914: All Grown Up
Porsche’s second “entry-level” sports car still loves to play, but the 914 now gets the respect it always deserved.
Introduced at the Frankfurt Motor Show in September 1969, the 2.0-liter 1970 914-6 was intended as a replacement for Porsche’s entry-level 912. Designed by Porsche, the 914 was quite a departure: a mid-engined, targa-topped joint venture with Volkswagen. In Europe, the car was marketed as a VW-Porsche. Here in the U.S., it was sold as a Porsche.
The four-cylinder 914-4 models were completely assembled by Karmann. In contrast, Karmann shipped trimmed 914-6 bodies to Porsche, which completed the six-cylinder cars at its Zuffenhausen factory. All 914s shared their front suspension design with the 911. While the 914’s rear suspension is similar in concept to the 911’s, the implementation is quite different in its use of coil springs instead of torsion bars. As with 911s and 912s, four-wheel disc brakes were standard. The 914’s transaxle was borrowed from the 911, but it utilized a special housing developed for the mid-engined chassis.

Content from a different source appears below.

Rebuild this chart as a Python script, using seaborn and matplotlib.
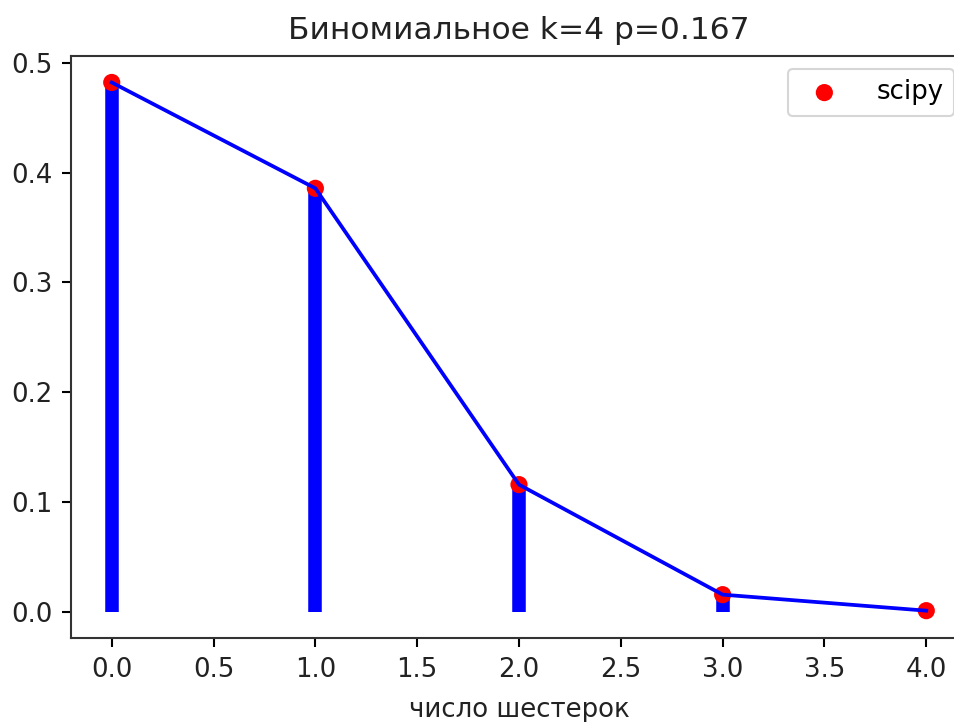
import matplotlib
matplotlib.use("Agg")
import matplotlib.pyplot as plt
import seaborn as sns
import pandas as pd

k_values = [0, 1, 2, 3, 4]
pmf_values = [0.4823, 0.3858, 0.1157, 0.0154, 0.0008]
title = "Биномиальное k=4 p=0.167"
xlabel = "число шестерок"

df = pd.DataFrame({"k": k_values, "p": pmf_values})

fig = plt.figure(figsize=(955/150, 722/150), dpi=150)
ax = fig.add_axes([71/955, 1 - 638/722, (967 - 71)/955, (638 - 56)/722])

sns.scatterplot(data=df, x="k", y="p", ax=ax, color="red", s=68,
                edgecolor="none", label="scipy", zorder=2)
sns.lineplot(data=df, x="k", y="p", ax=ax, color="blue", linewidth=1.8,
             zorder=3, legend=False)
ax.vlines(df["k"], 0, df["p"], colors="blue", linewidth=6.5, zorder=1)

ax.set_title(title, fontsize=15, color="#222222", pad=8)
ax.set_xlabel(xlabel, fontsize=12.5, color="#222222", labelpad=7)
ax.set_ylabel("")
leg = ax.legend(loc="upper right", fontsize=12.5, handletextpad=1.0)
ax.set_xticks([0, 0.5, 1, 1.5, 2, 2.5, 3, 3.5, 4])
ax.set_yticks([0, 0.1, 0.2, 0.3, 0.4, 0.5])
ax.margins(x=0.05, y=0.05)
ax.tick_params(labelsize=12.5, length=4.5, width=1, pad=4.5, labelcolor="#222222")
for s in ax.spines.values():
    s.set_linewidth(1.0)
    s.set_color("#333333")
ax.spines["right"].set_visible(False)

fig.savefig("out.png", dpi=150)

A few critical factors changed the agreement between VW and Porsche, causing Porsche’s version, the 914-6, to be much more expensive than had been anticipated; sales suffered tremendously as a result. And although almost 119,000 four- and six-cylinder 914s were built between 1970 and 1976, the model was unable to shake its mixed-marque heritage for some time. While the 914 quickly developed a cult-like following among racers and back-road stormers, it took many years for the model to gain the widespread respect it always deserved. Today, prices for nice 914s seem to be steadily increasing.